WHAT IS EXPECTED:
Reproduce the listing below exactly. Pictures do not belong in the copy.

────────────────

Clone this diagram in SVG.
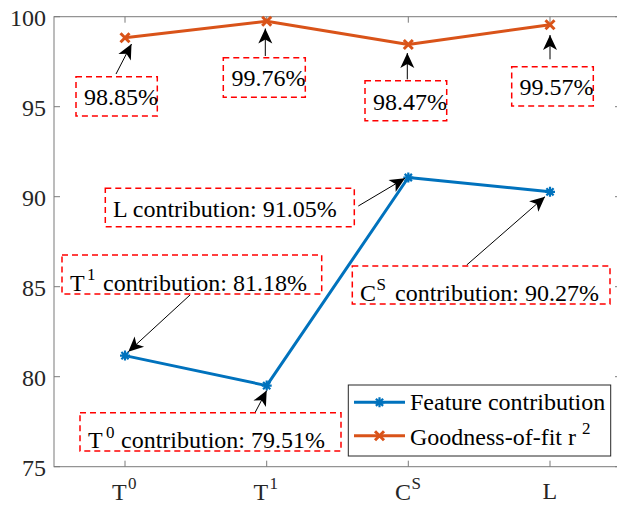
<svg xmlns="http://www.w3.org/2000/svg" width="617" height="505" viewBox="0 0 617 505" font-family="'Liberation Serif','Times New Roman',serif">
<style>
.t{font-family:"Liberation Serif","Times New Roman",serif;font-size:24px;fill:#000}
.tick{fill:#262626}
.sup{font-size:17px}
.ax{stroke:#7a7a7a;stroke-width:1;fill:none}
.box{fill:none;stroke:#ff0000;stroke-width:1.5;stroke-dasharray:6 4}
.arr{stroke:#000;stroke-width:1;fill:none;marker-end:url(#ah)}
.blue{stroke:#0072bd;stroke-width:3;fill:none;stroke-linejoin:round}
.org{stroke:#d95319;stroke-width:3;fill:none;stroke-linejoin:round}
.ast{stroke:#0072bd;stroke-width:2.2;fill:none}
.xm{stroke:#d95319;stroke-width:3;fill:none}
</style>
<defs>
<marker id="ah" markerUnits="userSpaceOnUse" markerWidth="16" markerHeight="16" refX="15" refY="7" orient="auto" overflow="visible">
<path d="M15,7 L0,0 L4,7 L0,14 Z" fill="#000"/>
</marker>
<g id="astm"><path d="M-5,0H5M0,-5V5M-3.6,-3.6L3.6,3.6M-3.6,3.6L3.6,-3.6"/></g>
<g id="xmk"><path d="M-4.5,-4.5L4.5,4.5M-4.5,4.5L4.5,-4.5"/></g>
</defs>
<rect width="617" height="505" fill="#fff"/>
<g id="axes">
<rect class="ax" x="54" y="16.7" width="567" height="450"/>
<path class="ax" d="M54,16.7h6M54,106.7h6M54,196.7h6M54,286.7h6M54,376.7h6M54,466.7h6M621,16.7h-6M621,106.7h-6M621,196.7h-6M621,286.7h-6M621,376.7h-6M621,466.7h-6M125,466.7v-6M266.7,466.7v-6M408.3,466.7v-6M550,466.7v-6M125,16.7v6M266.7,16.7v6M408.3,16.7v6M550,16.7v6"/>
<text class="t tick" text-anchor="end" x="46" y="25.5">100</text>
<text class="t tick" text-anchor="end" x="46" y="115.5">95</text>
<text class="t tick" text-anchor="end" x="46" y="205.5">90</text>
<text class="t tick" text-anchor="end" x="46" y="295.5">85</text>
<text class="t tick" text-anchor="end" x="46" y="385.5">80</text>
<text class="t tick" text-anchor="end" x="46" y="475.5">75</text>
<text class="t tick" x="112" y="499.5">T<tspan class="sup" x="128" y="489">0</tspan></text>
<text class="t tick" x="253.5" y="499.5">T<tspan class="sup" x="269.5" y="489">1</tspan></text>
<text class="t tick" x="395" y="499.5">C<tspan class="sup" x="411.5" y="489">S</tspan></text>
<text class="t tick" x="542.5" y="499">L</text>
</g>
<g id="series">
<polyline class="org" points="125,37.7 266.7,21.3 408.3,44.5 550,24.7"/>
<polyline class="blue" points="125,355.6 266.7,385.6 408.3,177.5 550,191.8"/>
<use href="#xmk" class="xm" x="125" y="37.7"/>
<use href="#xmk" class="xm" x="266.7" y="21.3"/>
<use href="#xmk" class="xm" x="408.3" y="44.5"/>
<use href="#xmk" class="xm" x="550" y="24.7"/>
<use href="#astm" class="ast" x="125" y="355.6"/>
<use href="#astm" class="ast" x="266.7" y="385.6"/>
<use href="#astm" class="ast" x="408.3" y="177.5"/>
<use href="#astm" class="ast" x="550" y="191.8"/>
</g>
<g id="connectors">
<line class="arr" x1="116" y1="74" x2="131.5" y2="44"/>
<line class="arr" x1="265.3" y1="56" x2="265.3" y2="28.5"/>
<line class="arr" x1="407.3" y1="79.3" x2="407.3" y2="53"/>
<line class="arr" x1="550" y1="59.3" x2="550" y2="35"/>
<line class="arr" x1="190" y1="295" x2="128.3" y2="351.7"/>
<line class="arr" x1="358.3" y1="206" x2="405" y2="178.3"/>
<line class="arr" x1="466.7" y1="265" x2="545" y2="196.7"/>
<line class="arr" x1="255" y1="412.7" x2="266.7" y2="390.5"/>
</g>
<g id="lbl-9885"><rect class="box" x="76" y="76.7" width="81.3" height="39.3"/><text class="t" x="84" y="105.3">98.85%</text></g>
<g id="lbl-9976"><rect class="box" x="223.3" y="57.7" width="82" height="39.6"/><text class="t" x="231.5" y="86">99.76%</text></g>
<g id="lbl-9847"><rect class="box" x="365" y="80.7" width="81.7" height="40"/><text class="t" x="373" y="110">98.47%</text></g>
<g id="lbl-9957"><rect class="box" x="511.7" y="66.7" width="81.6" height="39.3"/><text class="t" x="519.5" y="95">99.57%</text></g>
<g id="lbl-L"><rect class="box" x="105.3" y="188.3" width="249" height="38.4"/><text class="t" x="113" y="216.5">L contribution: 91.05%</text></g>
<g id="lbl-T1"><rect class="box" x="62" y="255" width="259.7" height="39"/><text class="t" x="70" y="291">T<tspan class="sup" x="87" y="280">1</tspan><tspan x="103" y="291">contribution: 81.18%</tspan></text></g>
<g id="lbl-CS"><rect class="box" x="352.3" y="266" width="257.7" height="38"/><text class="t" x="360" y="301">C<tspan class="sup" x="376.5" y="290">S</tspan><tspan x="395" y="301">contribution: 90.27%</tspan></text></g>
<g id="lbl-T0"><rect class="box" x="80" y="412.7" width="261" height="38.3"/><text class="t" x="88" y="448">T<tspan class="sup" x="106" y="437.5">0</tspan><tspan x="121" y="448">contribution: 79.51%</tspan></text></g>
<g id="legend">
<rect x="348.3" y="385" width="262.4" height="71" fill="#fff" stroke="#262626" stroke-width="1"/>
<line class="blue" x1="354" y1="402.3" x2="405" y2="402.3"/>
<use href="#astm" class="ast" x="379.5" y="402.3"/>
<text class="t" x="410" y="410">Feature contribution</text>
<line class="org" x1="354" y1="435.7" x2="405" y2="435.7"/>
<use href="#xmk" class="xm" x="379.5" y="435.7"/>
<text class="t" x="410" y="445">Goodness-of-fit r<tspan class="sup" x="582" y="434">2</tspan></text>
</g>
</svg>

────────────────

ANSWER TO THIS EXERCISE:
Clone this diagram in SVG.
<svg xmlns="http://www.w3.org/2000/svg" width="617" height="505" viewBox="0 0 617 505" font-family="'Liberation Serif','Times New Roman',serif">
<style>
.t{font-family:"Liberation Serif","Times New Roman",serif;font-size:24px;fill:#000}
.tick{fill:#262626}
.sup{font-size:17px}
.ax{stroke:#7a7a7a;stroke-width:1;fill:none}
.box{fill:none;stroke:#ff0000;stroke-width:1.5;stroke-dasharray:6 4}
.arr{stroke:#000;stroke-width:1;fill:none;marker-end:url(#ah)}
.blue{stroke:#0072bd;stroke-width:3;fill:none;stroke-linejoin:round}
.org{stroke:#d95319;stroke-width:3;fill:none;stroke-linejoin:round}
.ast{stroke:#0072bd;stroke-width:2.2;fill:none}
.xm{stroke:#d95319;stroke-width:3;fill:none}
</style>
<defs>
<marker id="ah" markerUnits="userSpaceOnUse" markerWidth="16" markerHeight="16" refX="15" refY="7" orient="auto" overflow="visible">
<path d="M15,7 L0,0 L4,7 L0,14 Z" fill="#000"/>
</marker>
<g id="astm"><path d="M-5,0H5M0,-5V5M-3.6,-3.6L3.6,3.6M-3.6,3.6L3.6,-3.6"/></g>
<g id="xmk"><path d="M-4.5,-4.5L4.5,4.5M-4.5,4.5L4.5,-4.5"/></g>
</defs>
<rect width="617" height="505" fill="#fff"/>
<g id="axes">
<rect class="ax" x="54" y="16.7" width="567" height="450"/>
<path class="ax" d="M54,16.7h6M54,106.7h6M54,196.7h6M54,286.7h6M54,376.7h6M54,466.7h6M621,16.7h-6M621,106.7h-6M621,196.7h-6M621,286.7h-6M621,376.7h-6M621,466.7h-6M125,466.7v-6M266.7,466.7v-6M408.3,466.7v-6M550,466.7v-6M125,16.7v6M266.7,16.7v6M408.3,16.7v6M550,16.7v6"/>
<text class="t tick" text-anchor="end" x="46" y="25.5">100</text>
<text class="t tick" text-anchor="end" x="46" y="115.5">95</text>
<text class="t tick" text-anchor="end" x="46" y="205.5">90</text>
<text class="t tick" text-anchor="end" x="46" y="295.5">85</text>
<text class="t tick" text-anchor="end" x="46" y="385.5">80</text>
<text class="t tick" text-anchor="end" x="46" y="475.5">75</text>
<text class="t tick" x="112" y="499.5">T<tspan class="sup" x="128" y="489">0</tspan></text>
<text class="t tick" x="253.5" y="499.5">T<tspan class="sup" x="269.5" y="489">1</tspan></text>
<text class="t tick" x="395" y="499.5">C<tspan class="sup" x="411.5" y="489">S</tspan></text>
<text class="t tick" x="542.5" y="499">L</text>
</g>
<g id="series">
<polyline class="org" points="125,37.7 266.7,21.3 408.3,44.5 550,24.7"/>
<polyline class="blue" points="125,355.6 266.7,385.6 408.3,177.5 550,191.8"/>
<use href="#xmk" class="xm" x="125" y="37.7"/>
<use href="#xmk" class="xm" x="266.7" y="21.3"/>
<use href="#xmk" class="xm" x="408.3" y="44.5"/>
<use href="#xmk" class="xm" x="550" y="24.7"/>
<use href="#astm" class="ast" x="125" y="355.6"/>
<use href="#astm" class="ast" x="266.7" y="385.6"/>
<use href="#astm" class="ast" x="408.3" y="177.5"/>
<use href="#astm" class="ast" x="550" y="191.8"/>
</g>
<g id="connectors">
<line class="arr" x1="116" y1="74" x2="131.5" y2="44"/>
<line class="arr" x1="265.3" y1="56" x2="265.3" y2="28.5"/>
<line class="arr" x1="407.3" y1="79.3" x2="407.3" y2="53"/>
<line class="arr" x1="550" y1="59.3" x2="550" y2="35"/>
<line class="arr" x1="190" y1="295" x2="128.3" y2="351.7"/>
<line class="arr" x1="358.3" y1="206" x2="405" y2="178.3"/>
<line class="arr" x1="466.7" y1="265" x2="545" y2="196.7"/>
<line class="arr" x1="255" y1="412.7" x2="266.7" y2="390.5"/>
</g>
<g id="lbl-9885"><rect class="box" x="76" y="76.7" width="81.3" height="39.3"/><text class="t" x="84" y="105.3">98.85%</text></g>
<g id="lbl-9976"><rect class="box" x="223.3" y="57.7" width="82" height="39.6"/><text class="t" x="231.5" y="86">99.76%</text></g>
<g id="lbl-9847"><rect class="box" x="365" y="80.7" width="81.7" height="40"/><text class="t" x="373" y="110">98.47%</text></g>
<g id="lbl-9957"><rect class="box" x="511.7" y="66.7" width="81.6" height="39.3"/><text class="t" x="519.5" y="95">99.57%</text></g>
<g id="lbl-L"><rect class="box" x="105.3" y="188.3" width="249" height="38.4"/><text class="t" x="113" y="216.5">L contribution: 91.05%</text></g>
<g id="lbl-T1"><rect class="box" x="62" y="255" width="259.7" height="39"/><text class="t" x="70" y="291">T<tspan class="sup" x="87" y="280">1</tspan><tspan x="103" y="291">contribution: 81.18%</tspan></text></g>
<g id="lbl-CS"><rect class="box" x="352.3" y="266" width="257.7" height="38"/><text class="t" x="360" y="301">C<tspan class="sup" x="376.5" y="290">S</tspan><tspan x="395" y="301">contribution: 90.27%</tspan></text></g>
<g id="lbl-T0"><rect class="box" x="80" y="412.7" width="261" height="38.3"/><text class="t" x="88" y="448">T<tspan class="sup" x="106" y="437.5">0</tspan><tspan x="121" y="448">contribution: 79.51%</tspan></text></g>
<g id="legend">
<rect x="348.3" y="385" width="262.4" height="71" fill="#fff" stroke="#262626" stroke-width="1"/>
<line class="blue" x1="354" y1="402.3" x2="405" y2="402.3"/>
<use href="#astm" class="ast" x="379.5" y="402.3"/>
<text class="t" x="410" y="410">Feature contribution</text>
<line class="org" x1="354" y1="435.7" x2="405" y2="435.7"/>
<use href="#xmk" class="xm" x="379.5" y="435.7"/>
<text class="t" x="410" y="445">Goodness-of-fit r<tspan class="sup" x="582" y="434">2</tspan></text>
</g>
</svg>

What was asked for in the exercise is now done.